For native ZfQQR and each protein variant, the equilibrium dissociation constant was measured using surface plasmon resonance (Fig. 3a). The KD for the ZfFVLL and Zf2×FVLL zinc fingers was above 5000 nM and could not be measured using this method because the proteins were aggregating in the assay buffer at concentrations above 2 µM. This result of binding analysis and the sequencing results obtained from selection using a panel of 64 substrates as well as the negative control, support the explanation that the input library bias along with insufficient selection pressure hampered the biopanning. It is most likely that the selected variants result from the background nonspecific binding of phage particles to the streptavidin-coated wells.

Fig. 3
figure 3

Relative binding of the sequence 5ʹGGGGAAGAA3ʹ by ZfQQR and variants. a Binding affinity measured using surface plasmon resonance on BIAcore 3000 instrument. b The equilibrium dissociation constants (KD) were obtained from global fitting of the results of affinity measurement using the ones site saturation model. c Relative binding in the presence of dsDNA competitor in 100-fold molar excess. 100% is the binding of ZfQQR to substrate with 5ʹGGGGAAGAA3ʹ sequence

The KD of the ZfTRERN and ZfNQMMRK variants was slightly higher than the ZfQQR (Fig. 3b). However, when the motifs were repeated in the Zfm1–Zfm2 linker, the variants had tenfold and 40-fold higher KD than the single motif variants. This result indicates that the engineering of linkers is localization specific and their optimization should be performed separately for each one.

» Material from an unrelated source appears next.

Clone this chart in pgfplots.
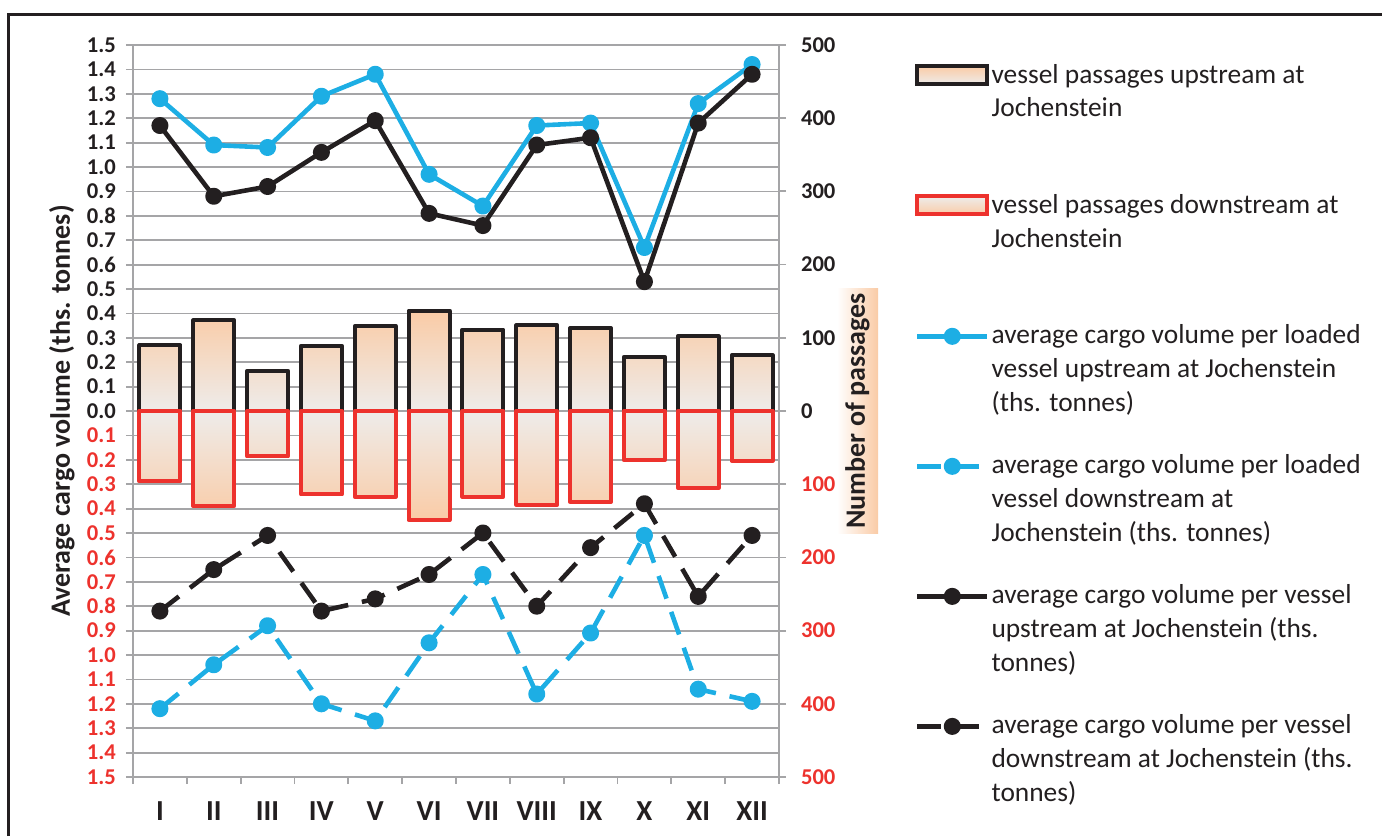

In order to determine if the zinc finger variants were improved in their ability to discriminate between the DNA–RNA hybrids over dsDNA, their relative binding to the substrate with the 5′GGGGAAGAA3′ sequence in the presence of 100-fold excess of a dsDNA competitor (containing the 5′GGGGAAGAA3′ sequence) was measured using nitrocellulose filter binding assay. All single motif and double motif variants displayed at least twofold higher relative binding of the DNA–RNA hybrid than the original ZfQQR (Fig. 3c). Although the variants display a higher KD than the ZfQQR, their selectivity for DNA–RNA hybrids over dsDNA improved. It might indicate that further optimization of preference for DNA–RNA hybrid vs. dsDNA binding is achievable and that it is distinct from optimization of the sequence selectivity.

Limitations

Sequence bias in the Zfm2 input library resulted in overrepresentation of the P, F, L and V codons. The number of phage particles obtained after in vitro packaging was insufficient to represent all the possible codon combinations in the theoretical library. Affinity binding measurements using surface plasmon resonance were done as single experiments.